* GIVEN DATA
+ + + + +

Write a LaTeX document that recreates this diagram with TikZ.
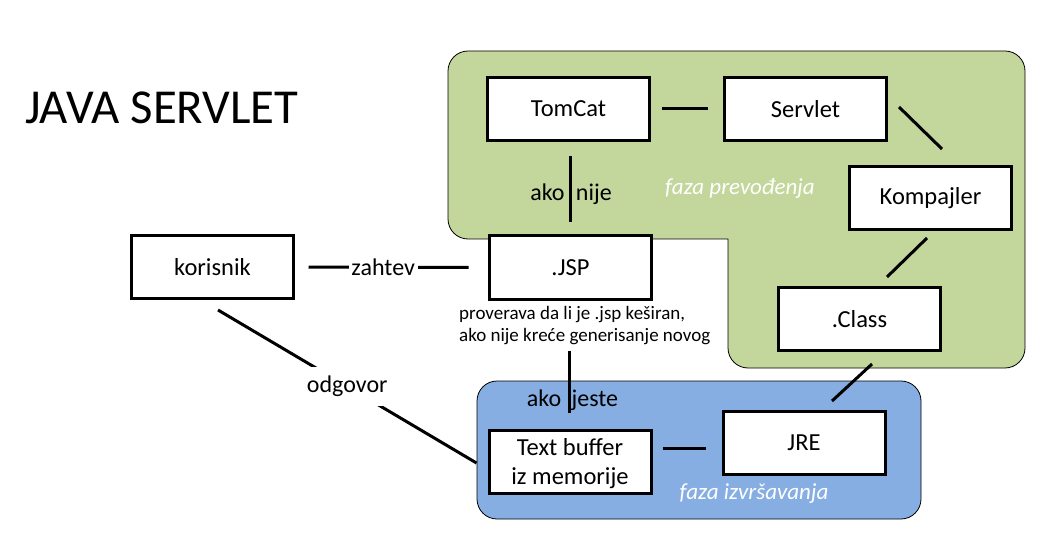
\documentclass[tikz,border=0pt]{standalone}
\usepackage{fontspec}
\setmainfont{Carlito}
\definecolor{greenfill}{HTML}{C3D69B}
\definecolor{bluefill}{HTML}{86AEE2}
\begin{document}
\begin{tikzpicture}[x=1pt,y=-1pt,
  box/.style={draw, line width=3pt, fill=white, minimum width=162pt, minimum height=63pt,
    font=\fontsize{24.5}{29}\selectfont, align=center, inner sep=0pt},
  conn/.style={line width=3pt},
  lbl/.style={font=\fontsize{24}{28}\selectfont},
  faza/.style={font=\fontsize{23}{28}\selectfont\itshape, text=white}]
\useasboundingbox (0,0) rectangle (1063,556);
\path[fill=white] (0,0) rectangle (1063,556);

% phase regions
\draw[fill=greenfill, line width=0.8pt] (728,239) [rounded corners=20pt] -- (448,239) -- (448,51)
  -- (1025,51) -- (1025,368) -- (728,368) -- (728,239);
\draw[fill=bluefill, line width=0.8pt, rounded corners=20pt] (477,381) rectangle (921,519);

% title
\node[anchor=base west, inner sep=0pt, font=\fontsize{48.8}{56}\selectfont] (title) at (25,124) {JAVA SERVLET};

% boxes
\node[box] (tomcat) at (568.5,109) {TomCat};
\node[box] (servlet) at (805.5,109) {Servlet};
\node[box] (kompajler) at (930.5,198) {Kompajler};
\node[box] (class) at (859.5,319) {.Class};
\node[box] (jsp) at (570.5,267.5) {.JSP};
\node[box] (korisnik) at (212.5,267) {korisnik};
\node[box] (textbuf) at (570,462) {\rule{0pt}{20pt}Text buffer\\iz memorije};
\node[box] (jre) at (804,443) {JRE};

% phase labels
\node[faza] (fp) at (740,188) {faza prevođenja};
\node[faza] (fi) at (754,494) {faza izvršavanja};

% note
\node[anchor=north west, align=left, inner sep=0pt, font=\fontsize{19}{22}\selectfont] (note) at (459,306)
  {proverava da li je .jsp keširan,\\ako nije kreće generisanje novog};

% connectors
\draw[conn, shorten <=11pt, shorten >=15pt] (tomcat.east) -- (servlet.west);
\draw[conn] ([shift={(11,-2)}]servlet.east) -- ([shift={(11.5,-16)}]kompajler.north);
\draw[conn] ([shift={(-3.5,7)}]kompajler.south) -- ([shift={(27.5,-9)}]class.north);
\draw[conn] ([shift={(12.5,12)}]class.south) -- ([shift={(28,-9)}]jre.north);
\draw[conn] ([shift={(2,14)}]tomcat.south) -- ([shift={(0,-12)}]jsp.north);
\node[lbl] (akonije) at (571,194) {ako\ \hspace{6pt}nije};
\draw[conn] ([shift={(-1.5,50)}]jsp.south) -- ([shift={(-1,-16)}]textbuf.north);
\node[lbl] (akojeste) at (572.5,400) {ako\ \hspace{5pt}jeste};
\draw[conn] ([shift={(10,-14)}]textbuf.east) -- ([shift={(-16,5)}]jre.west);
\draw[conn, shorten <=13.5pt, shorten >=19.5pt] (korisnik.east) -- (jsp.west)
  node[lbl, pos=0.457, fill=white, inner xsep=3pt, inner ysep=1pt] (zahtev) {zahtev};
\draw[conn] ([shift={(5.5,10)}]korisnik.south) -- ([shift={(-11,1)}]textbuf.west)
  node[lbl, pos=0.5, fill=white, inner xsep=1pt, inner ysep=9pt] (odg) {odgovor};
\end{tikzpicture}
\end{document}
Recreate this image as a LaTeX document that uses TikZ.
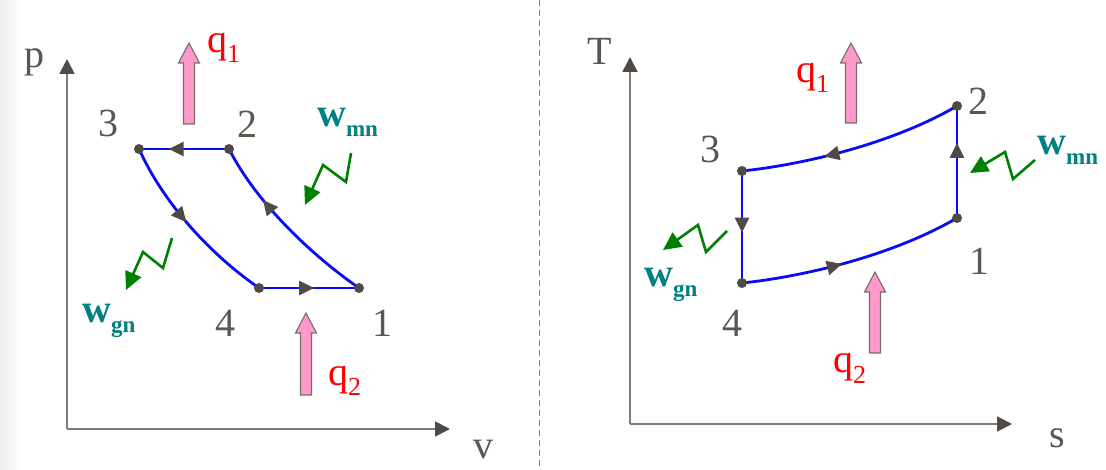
\documentclass[tikz,border=0pt]{standalone}
\usepackage{fontspec}
\setmainfont{Liberation Serif}
\newfontfamily\lserif{Liberation Serif}
\usetikzlibrary{arrows.meta,decorations.markings}
\definecolor{labgray}{RGB}{92,86,80}
\definecolor{axline}{RGB}{130,125,120}
\definecolor{axhead}{RGB}{80,75,70}
\definecolor{dotgray}{RGB}{78,74,70}
\definecolor{cycblue}{RGB}{10,10,250}
\definecolor{wgreen}{RGB}{0,128,0}
\definecolor{wteal}{RGB}{0,128,128}
\definecolor{qred}{RGB}{255,0,0}
\definecolor{qpink}{RGB}{255,153,204}
\definecolor{qedge}{RGB}{115,110,105}
\newcommand\subt[2]{\raisebox{-10pt}{\fontsize{#1}{#1}\selectfont #2}}
\newcommand\heatarrow[3]{%
  \path[heat] (#1-5.5,#3) -- (#1-5.5,#2+20) -- (#1-10.5,#2+20) -- (#1,#2)
    -- (#1+10.5,#2+20) -- (#1+5.5,#2+20) -- (#1+5.5,#3) -- cycle;}
\tikzset{
  axis/.style={draw=axline, line width=1.8pt, -{Triangle[length=15pt,width=15pt,color=axhead]}},
  cyc/.style={draw=cycblue, line width=2.8pt},
  midarrow/.style={postaction={decorate}, decoration={markings,
      mark=at position #1 with {\arrow{Triangle[length=15pt,width=14pt,color=dotgray]}}}},
  dot/.style={circle, fill=dotgray, inner sep=0pt, minimum size=10pt},
  lbl/.style={text=labgray, font=\lserif\fontsize{40}{40}\selectfont, inner sep=0pt, anchor=base},
  qlbl/.style={text=qred, font=\lserif\fontsize{40}{40}\selectfont, inner sep=0pt, anchor=base west},
  wlbl/.style={text=wteal, font=\lserif\bfseries\fontsize{40}{40}\selectfont, inner sep=0pt, anchor=base west},
  zig/.style={draw=wgreen, line width=2.6pt, line join=miter, -{Triangle[length=18pt,width=17pt]}},
  heat/.style={fill=qpink, draw=qedge, line width=1.1pt, line join=miter},
}
\begin{document}
\begin{tikzpicture}[x=1pt,y=-1pt]
\useasboundingbox (0,0) rectangle (1106,470);
\fill[white] (0,0) rectangle (1106,470);
\shade[left color=black!7, right color=white] (0,0) rectangle (22,470);
\coordinate (sepT) at (539,0);
\coordinate (sepB) at (539,470);
\draw[gray, line width=1pt, dash pattern=on 6pt off 4pt] (sepT) -- (sepB);

% ---------- left: p-v diagram ----------
\coordinate (LO) at (67,429);
\coordinate (LY) at (67,59);
\coordinate (LX) at (450,429);
\draw[axis] (LO) -- (LY);
\draw[axis] (LO) -- (LX);

\coordinate (L1) at (359,288);
\coordinate (L2) at (229,149);
\coordinate (L3) at (139,149);
\coordinate (L4) at (259,288);
\draw[cyc, midarrow=0.68] (L1) .. controls (310,254) and (256,202) .. (L2);
\draw[cyc, midarrow=0.67] (L2) -- (L3);
\draw[cyc, midarrow=0.47] (L3) .. controls (164,204) and (210,254) .. (L4);
\draw[cyc, midarrow=0.55] (L4) -- (L1);
\node[dot] (dL1) at (L1) {};
\node[dot] (dL2) at (L2) {};
\node[dot] (dL3) at (L3) {};
\node[dot] (dL4) at (L4) {};

\coordinate (zA0) at (351,153);
\coordinate (zA1) at (346,182);
\coordinate (zA2) at (323,165);
\coordinate (zA3) at (305,205);
\draw[zig] (zA0) -- (zA1) -- (zA2) -- (zA3);
\coordinate (zB0) at (172,238);
\coordinate (zB1) at (163,268);
\coordinate (zB2) at (143,252);
\coordinate (zB3) at (126,290);
\draw[zig] (zB0) -- (zB1) -- (zB2) -- (zB3);

\heatarrow{189}{43}{124}
\heatarrow{306}{313}{395}

\node[lbl] (p) at (34,68) {p};
\node[lbl] (v) at (483,458) {v};
\node[lbl] (n3L) at (108,137) {3};
\node[lbl] (n2L) at (247,138) {2};
\node[lbl] (n4L) at (225,337) {4};
\node[lbl] (n1L) at (382,337) {1};
\node[qlbl] (q1L) at (207,53) {q\subt{26}{1}};
\node[qlbl] (q2L) at (328,385) {q\subt{26}{2}};
\node[wlbl] (wmnL) at (317,127) {w\subt{23}{mn}};
\node[wlbl] (wgnL) at (82,323) {w\subt{23}{gn}};

% ---------- right: T-s diagram ----------
\coordinate (RO) at (630,424);
\coordinate (RY) at (630,57);
\coordinate (RX) at (1012,424);
\draw[axis] (RO) -- (RY);
\draw[axis] (RO) -- (RX);

\coordinate (R1) at (957,218);
\coordinate (R2) at (957,106);
\coordinate (R3) at (742,171);
\coordinate (R4) at (742,283);
\draw[cyc, midarrow=0.67] (R1) -- (R2);
\draw[cyc, midarrow=0.63] (R2) .. controls (890,145) and (800,165) .. (R3);
\draw[cyc, midarrow=0.55] (R3) -- (R4);
\draw[cyc, midarrow=0.45] (R4) .. controls (800,277) and (890,257) .. (R1);
\node[dot] (dR1) at (R1) {};
\node[dot] (dR2) at (R2) {};
\node[dot] (dR3) at (R3) {};
\node[dot] (dR4) at (R4) {};

\coordinate (zC0) at (1035,160);
\coordinate (zC1) at (1013,179);
\coordinate (zC2) at (1005,152);
\coordinate (zC3) at (970,173);
\draw[zig] (zC0) -- (zC1) -- (zC2) -- (zC3);
\coordinate (zD0) at (727,231);
\coordinate (zD1) at (706,252);
\coordinate (zD2) at (698,225);
\coordinate (zD3) at (663,250);
\draw[zig] (zD0) -- (zD1) -- (zD2) -- (zD3);

\heatarrow{851}{43}{123}
\heatarrow{875}{272}{353}

\node[lbl] (T) at (600,65) {T};
\node[lbl] (s) at (1057,447) {s};
\node[lbl] (n3R) at (710,163) {3};
\node[lbl] (n2R) at (978,115) {2};
\node[lbl] (n1R) at (979,275) {1};
\node[lbl] (n4R) at (732,337) {4};
\node[qlbl] (q1R) at (796,83) {q\subt{26}{1}};
\node[qlbl] (q2R) at (833,373) {q\subt{26}{2}};
\node[wlbl] (wmnR) at (1037,155) {w\subt{23}{mn}};
\node[wlbl] (wgnR) at (644,287) {w\subt{23}{gn}};
\end{tikzpicture}
\end{document}
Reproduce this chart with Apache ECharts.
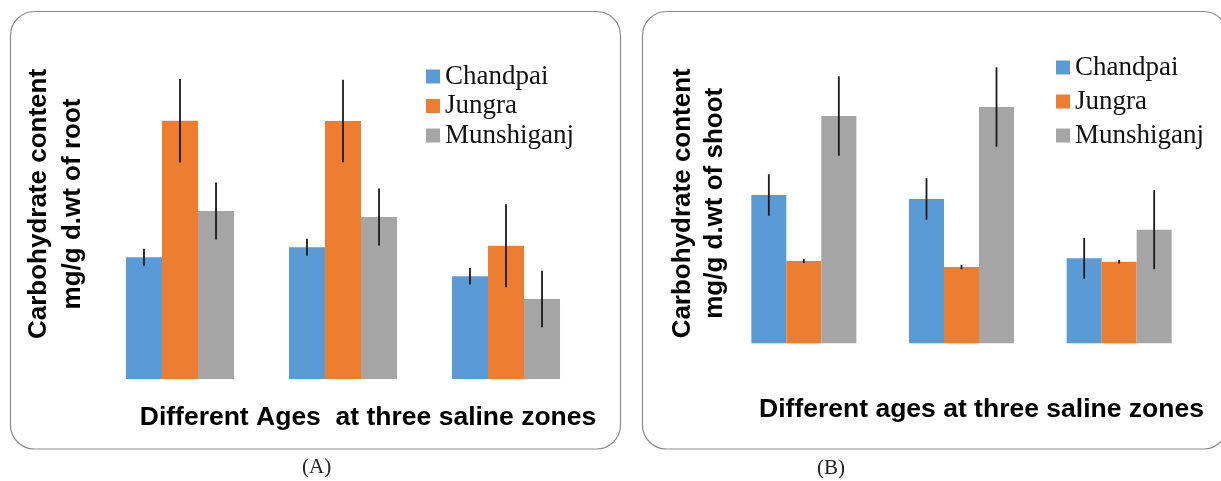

+ + + + +

* YOUR INSTRUCTIONS
Set down the records above word for word, from the first line through the line containing "(fi) at (754,494)", both included; leave out the pictures.

* FULL OUTPUT
Write a LaTeX document that recreates this diagram with TikZ.
\documentclass[tikz,border=0pt]{standalone}
\usepackage{fontspec}
\setmainfont{Carlito}
\definecolor{greenfill}{HTML}{C3D69B}
\definecolor{bluefill}{HTML}{86AEE2}
\begin{document}
\begin{tikzpicture}[x=1pt,y=-1pt,
  box/.style={draw, line width=3pt, fill=white, minimum width=162pt, minimum height=63pt,
    font=\fontsize{24.5}{29}\selectfont, align=center, inner sep=0pt},
  conn/.style={line width=3pt},
  lbl/.style={font=\fontsize{24}{28}\selectfont},
  faza/.style={font=\fontsize{23}{28}\selectfont\itshape, text=white}]
\useasboundingbox (0,0) rectangle (1063,556);
\path[fill=white] (0,0) rectangle (1063,556);

% phase regions
\draw[fill=greenfill, line width=0.8pt] (728,239) [rounded corners=20pt] -- (448,239) -- (448,51)
  -- (1025,51) -- (1025,368) -- (728,368) -- (728,239);
\draw[fill=bluefill, line width=0.8pt, rounded corners=20pt] (477,381) rectangle (921,519);

% title
\node[anchor=base west, inner sep=0pt, font=\fontsize{48.8}{56}\selectfont] (title) at (25,124) {JAVA SERVLET};

% boxes
\node[box] (tomcat) at (568.5,109) {TomCat};
\node[box] (servlet) at (805.5,109) {Servlet};
\node[box] (kompajler) at (930.5,198) {Kompajler};
\node[box] (class) at (859.5,319) {.Class};
\node[box] (jsp) at (570.5,267.5) {.JSP};
\node[box] (korisnik) at (212.5,267) {korisnik};
\node[box] (textbuf) at (570,462) {\rule{0pt}{20pt}Text buffer\\iz memorije};
\node[box] (jre) at (804,443) {JRE};

% phase labels
\node[faza] (fp) at (740,188) {faza prevođenja};
\node[faza] (fi) at (754,494) {faza izvršavanja};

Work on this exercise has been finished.